• _DO THIS_: Reproduce from the records below, with no pictures, exactly the lines between the one containing "Reproduce this chart" and the one containing "const yTitleUnit = '(MPa)';", inclusive.

• _RECORDED INFORMATION_:
------------------------------------------------------------

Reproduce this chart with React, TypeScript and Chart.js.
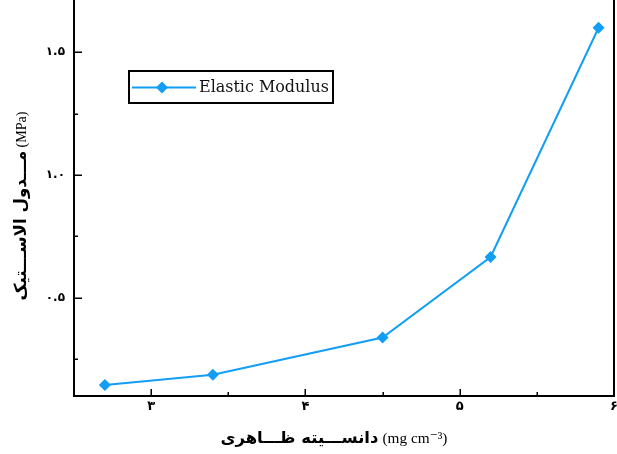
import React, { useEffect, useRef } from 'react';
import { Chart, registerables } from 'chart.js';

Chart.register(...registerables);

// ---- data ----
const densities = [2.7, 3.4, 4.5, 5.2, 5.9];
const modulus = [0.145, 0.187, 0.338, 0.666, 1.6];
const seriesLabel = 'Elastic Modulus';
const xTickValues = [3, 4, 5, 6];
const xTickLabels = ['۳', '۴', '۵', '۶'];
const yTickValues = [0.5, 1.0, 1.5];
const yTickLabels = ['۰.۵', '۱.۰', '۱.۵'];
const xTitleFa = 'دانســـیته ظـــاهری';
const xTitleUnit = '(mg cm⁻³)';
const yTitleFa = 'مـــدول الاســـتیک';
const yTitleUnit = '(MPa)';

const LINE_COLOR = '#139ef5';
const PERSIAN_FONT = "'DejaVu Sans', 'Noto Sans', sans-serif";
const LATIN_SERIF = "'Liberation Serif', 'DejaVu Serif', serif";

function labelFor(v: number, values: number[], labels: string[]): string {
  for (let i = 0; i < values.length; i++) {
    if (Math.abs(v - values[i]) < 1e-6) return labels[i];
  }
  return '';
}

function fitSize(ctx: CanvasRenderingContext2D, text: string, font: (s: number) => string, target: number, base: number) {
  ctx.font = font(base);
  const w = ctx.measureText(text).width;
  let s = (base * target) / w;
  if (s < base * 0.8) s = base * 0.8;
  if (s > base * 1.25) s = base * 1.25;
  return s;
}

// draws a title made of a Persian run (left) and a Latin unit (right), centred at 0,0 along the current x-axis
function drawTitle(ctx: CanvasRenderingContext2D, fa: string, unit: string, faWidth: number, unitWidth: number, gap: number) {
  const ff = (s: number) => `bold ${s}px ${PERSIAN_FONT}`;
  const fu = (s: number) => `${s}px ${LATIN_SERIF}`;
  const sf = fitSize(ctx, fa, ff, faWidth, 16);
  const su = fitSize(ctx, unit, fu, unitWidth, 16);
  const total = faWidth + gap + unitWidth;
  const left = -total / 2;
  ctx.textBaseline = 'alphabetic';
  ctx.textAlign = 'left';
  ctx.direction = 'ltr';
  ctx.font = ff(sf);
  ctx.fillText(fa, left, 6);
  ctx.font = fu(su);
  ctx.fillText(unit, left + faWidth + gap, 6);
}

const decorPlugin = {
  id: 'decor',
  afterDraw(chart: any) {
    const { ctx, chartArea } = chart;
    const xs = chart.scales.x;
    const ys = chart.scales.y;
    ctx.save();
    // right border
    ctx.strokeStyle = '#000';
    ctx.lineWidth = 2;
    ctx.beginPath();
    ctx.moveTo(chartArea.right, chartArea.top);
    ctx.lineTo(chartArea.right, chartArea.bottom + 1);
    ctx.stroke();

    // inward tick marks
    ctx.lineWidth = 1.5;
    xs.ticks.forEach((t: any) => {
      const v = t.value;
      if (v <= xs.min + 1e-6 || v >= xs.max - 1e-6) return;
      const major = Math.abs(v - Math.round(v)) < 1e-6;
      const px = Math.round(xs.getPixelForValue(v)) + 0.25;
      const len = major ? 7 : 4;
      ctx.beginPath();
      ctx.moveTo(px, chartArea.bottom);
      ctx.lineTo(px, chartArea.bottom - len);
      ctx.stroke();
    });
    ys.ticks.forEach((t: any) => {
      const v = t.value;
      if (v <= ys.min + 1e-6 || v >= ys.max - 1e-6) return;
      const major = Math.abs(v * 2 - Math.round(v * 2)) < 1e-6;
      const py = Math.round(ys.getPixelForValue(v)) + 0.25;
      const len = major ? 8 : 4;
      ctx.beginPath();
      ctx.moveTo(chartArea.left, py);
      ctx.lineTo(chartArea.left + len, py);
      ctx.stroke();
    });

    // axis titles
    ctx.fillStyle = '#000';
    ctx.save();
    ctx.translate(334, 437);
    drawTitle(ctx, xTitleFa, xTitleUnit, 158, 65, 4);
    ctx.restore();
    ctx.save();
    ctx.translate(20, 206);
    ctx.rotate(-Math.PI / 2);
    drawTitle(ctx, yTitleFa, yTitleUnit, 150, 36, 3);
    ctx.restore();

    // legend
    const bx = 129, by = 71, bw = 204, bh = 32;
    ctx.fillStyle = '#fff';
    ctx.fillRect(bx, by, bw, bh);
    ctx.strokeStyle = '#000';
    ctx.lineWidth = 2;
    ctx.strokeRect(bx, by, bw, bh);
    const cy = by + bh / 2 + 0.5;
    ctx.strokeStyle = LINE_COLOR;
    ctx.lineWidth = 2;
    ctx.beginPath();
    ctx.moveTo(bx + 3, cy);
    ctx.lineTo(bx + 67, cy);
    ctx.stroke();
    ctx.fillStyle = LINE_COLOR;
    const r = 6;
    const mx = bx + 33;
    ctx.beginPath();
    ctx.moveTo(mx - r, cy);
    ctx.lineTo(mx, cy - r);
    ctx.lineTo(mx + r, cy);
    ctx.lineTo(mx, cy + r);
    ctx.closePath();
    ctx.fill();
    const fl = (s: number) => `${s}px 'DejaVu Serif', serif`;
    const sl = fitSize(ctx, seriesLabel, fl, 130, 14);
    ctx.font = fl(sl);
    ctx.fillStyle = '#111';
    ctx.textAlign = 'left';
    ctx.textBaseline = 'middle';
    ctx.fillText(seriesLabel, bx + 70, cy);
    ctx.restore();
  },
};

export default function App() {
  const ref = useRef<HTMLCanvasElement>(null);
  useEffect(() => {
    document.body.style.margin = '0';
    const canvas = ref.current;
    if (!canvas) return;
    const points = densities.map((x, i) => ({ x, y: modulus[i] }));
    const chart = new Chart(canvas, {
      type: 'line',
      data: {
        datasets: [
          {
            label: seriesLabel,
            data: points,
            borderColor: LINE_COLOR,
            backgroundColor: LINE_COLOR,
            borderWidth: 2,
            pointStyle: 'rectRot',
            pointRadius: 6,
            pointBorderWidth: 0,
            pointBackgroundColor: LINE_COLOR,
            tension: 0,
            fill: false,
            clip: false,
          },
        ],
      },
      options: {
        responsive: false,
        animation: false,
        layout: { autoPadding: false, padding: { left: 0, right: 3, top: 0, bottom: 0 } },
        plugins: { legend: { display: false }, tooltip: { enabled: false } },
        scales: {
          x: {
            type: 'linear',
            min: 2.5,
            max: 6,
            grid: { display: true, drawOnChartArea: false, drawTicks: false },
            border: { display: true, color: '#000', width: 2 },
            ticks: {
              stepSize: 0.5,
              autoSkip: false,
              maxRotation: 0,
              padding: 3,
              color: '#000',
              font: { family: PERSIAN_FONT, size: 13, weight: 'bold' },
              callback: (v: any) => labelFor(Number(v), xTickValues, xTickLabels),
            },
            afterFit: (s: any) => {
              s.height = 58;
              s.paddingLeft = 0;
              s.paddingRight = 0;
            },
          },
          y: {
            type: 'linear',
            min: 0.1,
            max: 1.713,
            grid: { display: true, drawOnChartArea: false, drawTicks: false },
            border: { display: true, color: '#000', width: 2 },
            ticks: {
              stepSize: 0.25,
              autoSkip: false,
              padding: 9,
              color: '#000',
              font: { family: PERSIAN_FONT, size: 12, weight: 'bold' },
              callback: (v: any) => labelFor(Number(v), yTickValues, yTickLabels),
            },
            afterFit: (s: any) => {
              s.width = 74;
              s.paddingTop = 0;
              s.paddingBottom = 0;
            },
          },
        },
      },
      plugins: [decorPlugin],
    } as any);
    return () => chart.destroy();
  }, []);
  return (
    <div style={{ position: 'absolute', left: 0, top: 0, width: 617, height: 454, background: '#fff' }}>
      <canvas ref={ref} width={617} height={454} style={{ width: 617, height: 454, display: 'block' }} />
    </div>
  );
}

------------------------------------------------------------

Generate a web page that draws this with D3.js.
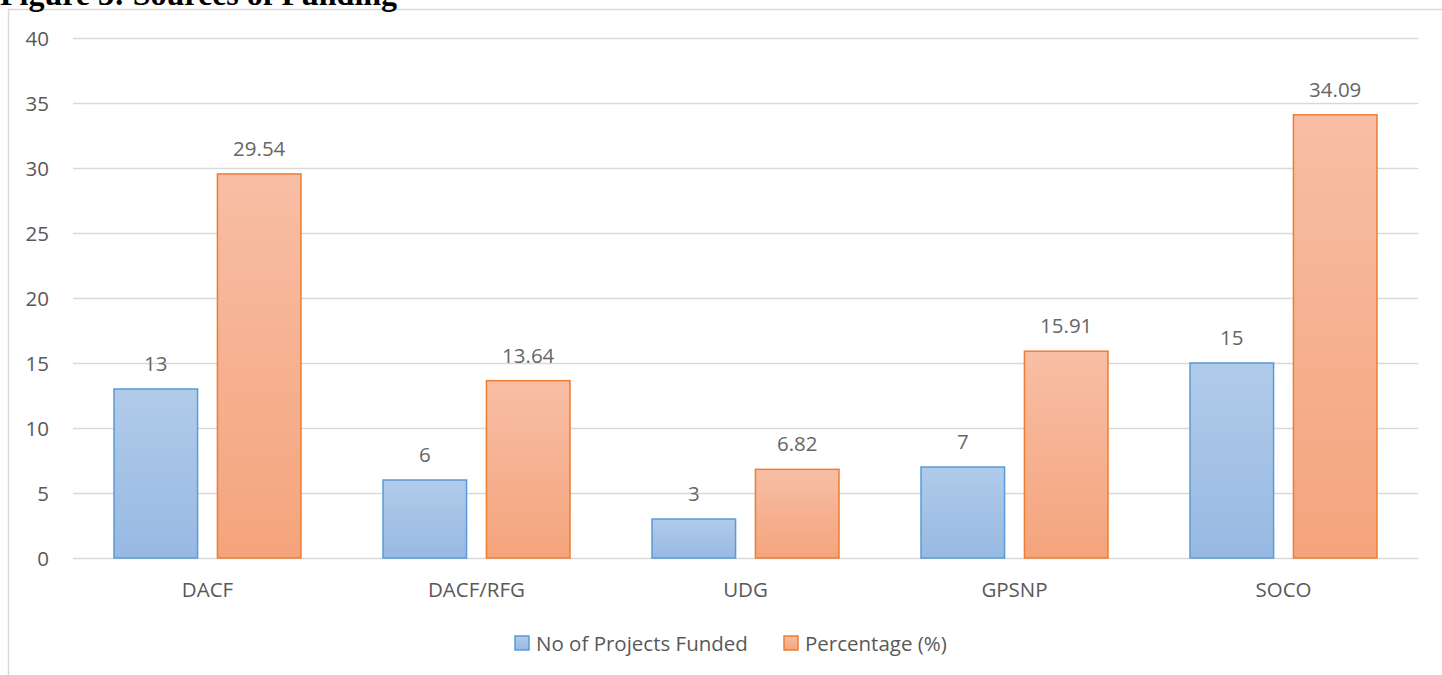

------------------------------------------------------------

• _RESPONSE BELOW_:
Reproduce this chart with React, TypeScript and Chart.js.
import React, { useEffect, useRef } from 'react';
import { Chart, registerables } from 'chart.js';

Chart.register(...registerables);

// ---- data ----
const densities = [2.7, 3.4, 4.5, 5.2, 5.9];
const modulus = [0.145, 0.187, 0.338, 0.666, 1.6];
const seriesLabel = 'Elastic Modulus';
const xTickValues = [3, 4, 5, 6];
const xTickLabels = ['۳', '۴', '۵', '۶'];
const yTickValues = [0.5, 1.0, 1.5];
const yTickLabels = ['۰.۵', '۱.۰', '۱.۵'];
const xTitleFa = 'دانســـیته ظـــاهری';
const xTitleUnit = '(mg cm⁻³)';
const yTitleFa = 'مـــدول الاســـتیک';
const yTitleUnit = '(MPa)';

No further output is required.